--- begin MATERIAL ---
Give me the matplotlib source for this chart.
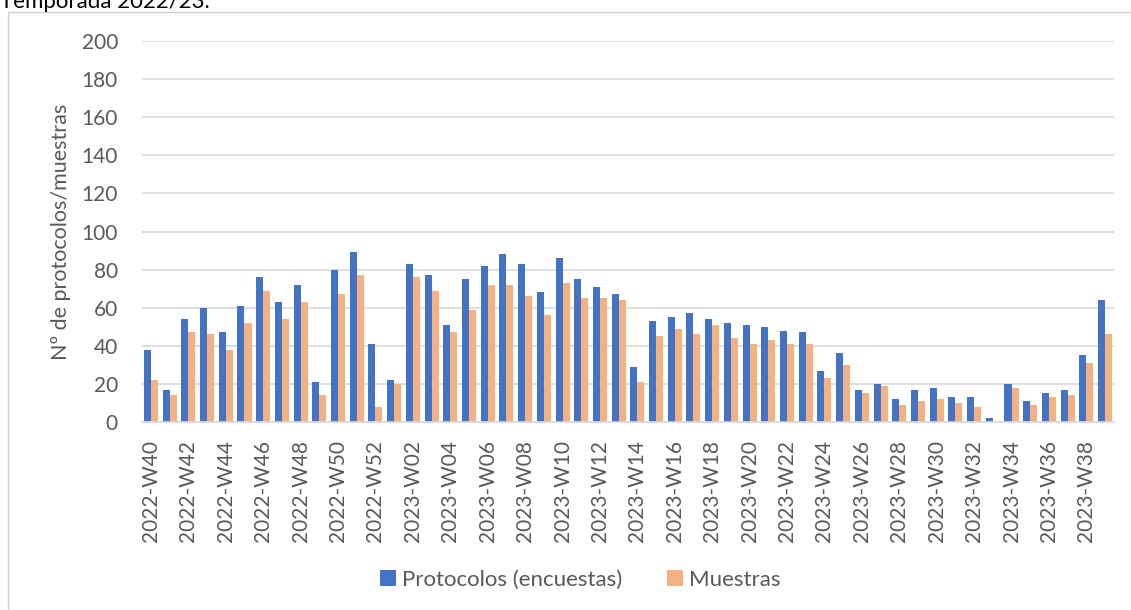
import numpy as np
from matplotlib import pyplot as plt
from matplotlib.patches import Rectangle

# Weekly counts, season 2022/23
weeks = [f"2022-W{w}" for w in range(40, 53)] + [f"2023-W{w:02d}" for w in range(1, 40)]
protocolos = [38, 17, 54, 60, 47, 61, 76, 63, 72, 21, 80, 89, 41,
              22, 83, 77, 51, 75, 82, 88, 83, 68, 86, 75, 71, 67, 29,
              53, 55, 57, 54, 52, 51, 50, 48, 47, 27, 36, 17, 20, 12,
              17, 18, 13, 13, 2, 20, 11, 15, 17, 35, 64]
muestras = [22, 14, 47, 46, 38, 52, 69, 54, 63, 14, 67, 77, 8,
            20, 76, 69, 47, 59, 72, 72, 66, 56, 73, 65, 65, 64, 21,
            45, 49, 46, 51, 44, 41, 43, 41, 41, 23, 30, 15, 19, 9,
            11, 12, 10, 8, 0, 18, 9, 13, 14, 31, 46]

BLUE = "#4472C4"
ORANGE = "#F4B183"
TEXT = "#595959"

plt.rcParams["font.family"] = ["Lato", "DejaVu Sans"]

fig = plt.figure(figsize=(11.31, 6.10), dpi=100)
ax = fig.add_axes([141.6 / 1131, 1 - 422 / 610, (1114.4 - 141.6) / 1131, (422 - 41) / 610])

# outer chart frame
fig.patches.append(Rectangle((8 / 1131, -0.01), 1.02, 1 - 12 / 610 + 0.01,
                             transform=fig.transFigure, fill=False,
                             edgecolor="#d0d0d0", linewidth=1))
fig.text(0, 1 - 8 / 610, "Temporada 2022/23.", fontsize=16,
         color="#000000", va="baseline", ha="left")

x = np.arange(len(weeks))
w = 0.375
ax.bar(x - w / 2, protocolos, width=w, color=BLUE, label="Protocolos (encuestas)")
ax.bar(x + w / 2, muestras, width=w, color=ORANGE, label="Muestras")

ax.set_xlim(-0.5, len(weeks) - 0.5)
ax.set_ylim(0, 200)
ax.set_yticks(np.arange(0, 201, 20))
ax.set_xticks(x[::2])
ax.set_xticklabels(weeks[::2], rotation=90)
ax.tick_params(axis="both", length=0, labelsize=15, colors=TEXT)
ax.tick_params(axis="y", pad=17)
ax.tick_params(axis="x", pad=13)
ax.grid(axis="y", color="#d9d9d9", linewidth=1.2)
ax.set_axisbelow(True)
for s in ["top", "right", "left"]:
    ax.spines[s].set_visible(False)
ax.spines["bottom"].set_color("#d9d9d9")
ax.spines["bottom"].set_linewidth(1.2)

ax.set_ylabel("Nº de protocolos/muestras", fontsize=15.5, color=TEXT, labelpad=8)

fig.legend(loc="center", bbox_to_anchor=(580 / 1131, 1 - 580 / 610), ncol=2, frameon=False,
           fontsize=16, handlelength=0.75, handleheight=0.75, handletextpad=0.25,
           columnspacing=2.0, labelcolor=TEXT)

fig.savefig("out.png", dpi=100)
--- end MATERIAL ---
→ WHAT YOU HAVE TO DO
From the data, list each line in which the string "chart" appears.

→ PROBLEM SOLUTION
Give me the matplotlib source for this chart.
# outer chart frame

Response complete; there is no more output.